Three different languages in one small, warm Bergen kitchen; it might have been
an apartment floor record. And I’ve realized that English kind of bridges the gaps in communication between people, because it’s the meet-in-the-middle road that everyone can travel down and get by without too
many potholes. I stood there with a spatula thinking that my language education
had been kind of a cop out—everyone learns how to speak these beautiful, rolling
dialects and it’s like we’re handed a master key to all language locks and
aren’t ever forced to learn how each one individually functions.
These different ways of speaking also
have words or phrases with a meaning that English fails to express. One cliché
example is the Danish word hygge, a
word that describes cozy community time with friends, spent enjoying the good
gifts of life. There isn’t an English word that quite captures the connotations
associated with hygge, and that just
makes me wonder how many feelings are we failing to transfer because we are
limited to a single language. An idea in its pure form is so hard to replicate;
it just bursts into unexplainable existence in a period of immeasurable time.

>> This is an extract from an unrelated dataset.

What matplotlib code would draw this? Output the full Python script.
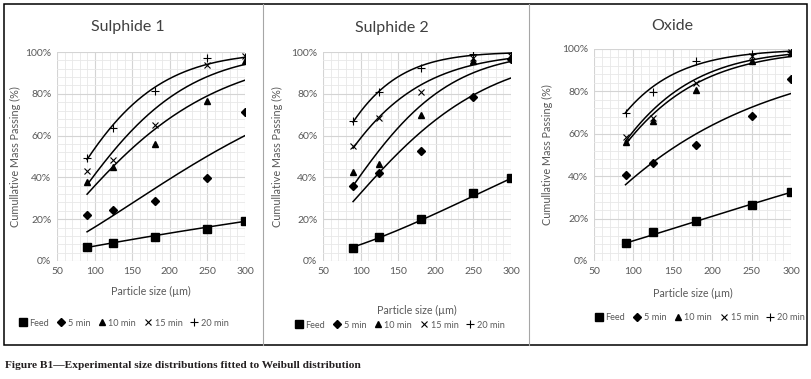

We first try to build vocabulary to try and express these thoughts, but when English
words fail to capture it, wouldn’t the next likely tool be language? If a
different dialect can commune knowledge more precisely, shouldn’t we take
advantage of this indispensible instrument by learning as many as we can? Listening
to the Danes speaking English is beautiful because I can catch a glimpse
of what their language is like. They use phrases that a native English
speaker wouldn’t necessarily use, but make sense in a way that approaches
description from a really unique angle. For example, my host mom always says
“What a beautiful nature!” to describe an individual’s likes and behaviors. I
guess I’ve just always associated 'nature' with reference to an entire group of
people, or maybe to describe “the nature of a problem”, so the phrase initially
took me a little off-guard. But it makes
complete sense; it’s almost like saying “What a great life!” but in a much more
empowering way. Yesterday my architecture history professor said, “You may need
patience because sometimes I can’t find the right words, but if you wait, I
will look around and find them.” I really appreciated the format of her sentence; It made the hunt for language so dynamic, like piecing together a
puzzle by searching with eyes of the mind.
The final aspect the language
requirement fails to capture is the semantic surrounding a dialect—the sound of
the culture. The language of bike bells and impatient bus horns. The steam of
train doors closing and whir of momentum gain, as the wet landscape blurs faster
and faster past droplet-flekked windows. The steady drone of street music
saxophone, contrasted by the cascade of Tivolvi roller-coaster screams. It’s the
sounds heard while roaming wet cobblestone streets, the melody the fills the spaces in between. Listen, listen closely, because the city is talking, and
I think it must be expressing the most important message of all.